= Bandit Radio =

Swedish radio station

Bandit Radio or Bandit 105.5, the "Rock Home of Stockholm" was one of the first commercial broadcasting radio stations in Sweden.

It began transmitting throughout greater Stockholm on January 30, 1994.

==History==
Bandit Radio was founded by CEO Thomas McAlevey, an American expatriate. Financial advisor Mats Grimlund and program director Gene Kraut also contributed to the company as a whole. Bandit was owned by McAlevey and a group of private investors.

Its native English speaking deejays, AOR (Album Oriented Rock) music mix, and We Suck Less attitude, all conspired to quickly achieve cult-status for the station. “Now you are informed and have only yourself to blame if you miss Bandit,” wrote Aftonbladet on April 4, 1994.

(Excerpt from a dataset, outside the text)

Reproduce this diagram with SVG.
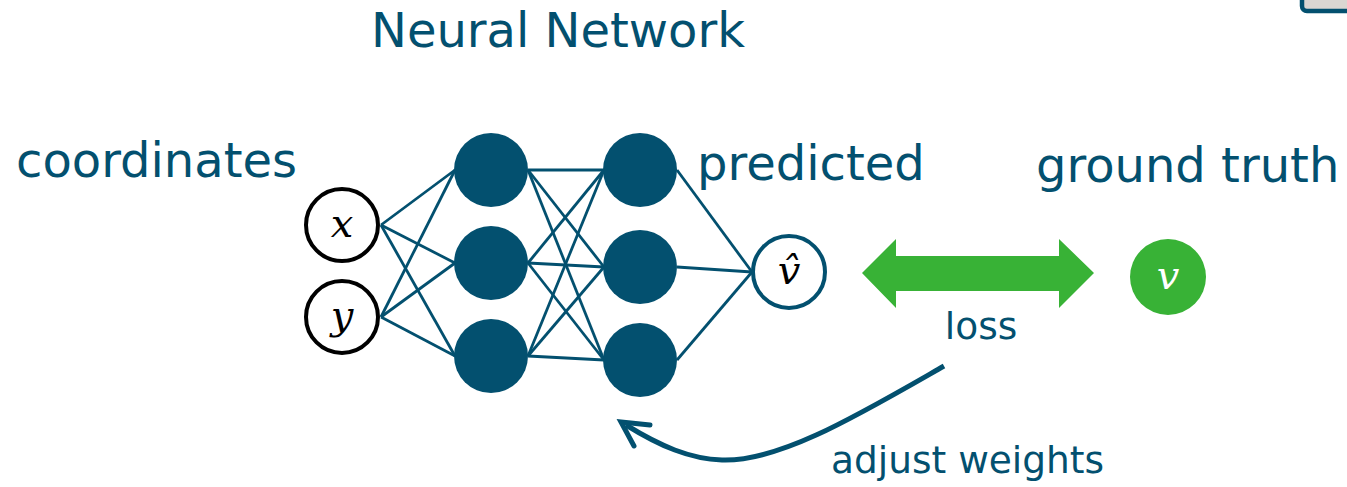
<svg xmlns="http://www.w3.org/2000/svg" width="1347" height="487" viewBox="0 0 1347 487">
<style>
.t{font-family:"DejaVu Sans",Verdana,sans-serif;fill:#03506F}
.big{font-size:48px}
.small{font-size:37.5px}
.m{font-family:"DejaVu Serif","Liberation Serif",serif;font-style:italic;font-size:40px}
.hid{fill:#03506F}
.c line{stroke:#03506F;stroke-width:2.8}
</style>
<rect x="1302" y="-20" width="80" height="31" rx="5" fill="#DAD6D2" stroke="#03506F" stroke-width="4.5"/>
<text class="t big" x="371" y="47">Neural Network</text>
<text class="t big" x="16" y="177">coordinates</text>
<text class="t big" x="697" y="180">predicted</text>
<text class="t big" x="1036" y="182">ground truth</text>
<text class="t small" x="981" y="339" text-anchor="middle">loss</text>
<text class="t small" x="831" y="473">adjust weights</text>
<g class="c" id="connectors">
<line x1="381" y1="225" x2="455" y2="170"/>
<line x1="381" y1="225" x2="455" y2="263"/>
<line x1="381" y1="225" x2="455" y2="356"/>
<line x1="381" y1="317" x2="455" y2="170"/>
<line x1="381" y1="317" x2="455" y2="263"/>
<line x1="381" y1="317" x2="455" y2="356"/>
<line x1="528" y1="170" x2="604" y2="170"/>
<line x1="528" y1="170" x2="604" y2="267"/>
<line x1="528" y1="170" x2="604" y2="360"/>
<line x1="528" y1="263" x2="604" y2="170"/>
<line x1="528" y1="263" x2="604" y2="267"/>
<line x1="528" y1="263" x2="604" y2="360"/>
<line x1="528" y1="356" x2="604" y2="170"/>
<line x1="528" y1="356" x2="604" y2="267"/>
<line x1="528" y1="356" x2="604" y2="360"/>
<line x1="677" y1="170" x2="752" y2="272"/>
<line x1="677" y1="267" x2="752" y2="272"/>
<line x1="677" y1="360" x2="752" y2="272"/>
<path d="M944,366 C860,414 780,462 722,460 C690,459 660,446 626,425" fill="none" stroke="#03506F" stroke-width="5"/>
<path d="M650,425 L621,422 L634,446" fill="none" stroke="#03506F" stroke-width="5" stroke-linecap="round" stroke-linejoin="miter"/>
<polygon points="862,273 896,239 896,256 1059,256 1059,239 1094,273 1059,308 1059,291 896,291 896,308" fill="#38B236"/>
</g>
<g id="in-x"><circle cx="342" cy="225" r="36" fill="#fff" stroke="#000" stroke-width="4"/><text class="m" x="342" y="237" text-anchor="middle">x</text></g>
<g id="in-y"><circle cx="342" cy="317" r="36" fill="#fff" stroke="#000" stroke-width="4"/><text class="m" x="342" y="329" text-anchor="middle">y</text></g>
<g id="h1a"><circle class="hid" cx="491" cy="170" r="37"/></g>
<g id="h1b"><circle class="hid" cx="491" cy="263" r="37"/></g>
<g id="h1c"><circle class="hid" cx="491" cy="356" r="37"/></g>
<g id="h2a"><circle class="hid" cx="640" cy="170" r="37"/></g>
<g id="h2b"><circle class="hid" cx="640" cy="267" r="37"/></g>
<g id="h2c"><circle class="hid" cx="640" cy="360" r="37"/></g>
<g id="out"><circle cx="789" cy="272" r="36" fill="#fff" stroke="#03506F" stroke-width="4"/><text class="m" x="789" y="284" text-anchor="middle">v̂</text></g>
<g id="truth"><circle cx="1168" cy="277" r="38" fill="#38B236"/><text class="m" x="1168" y="289" text-anchor="middle" fill="#fff">v</text></g>
</svg>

In 1996 the station was purchased by the RTL Group (previously CLT Multi Media), who changed to Swedish speaking deejays. Since then, the station has changed hands multiple times and is currently owned and operated as Bandit Rock by the Nordic Entertainment Group.

==DJs==
The original Bandit Radio had live DJs, 24 hours per day. Among the better known were Dave Nerge (Dave in the Mornings), Gene Kraut Kathy Reilly and Tony Martin.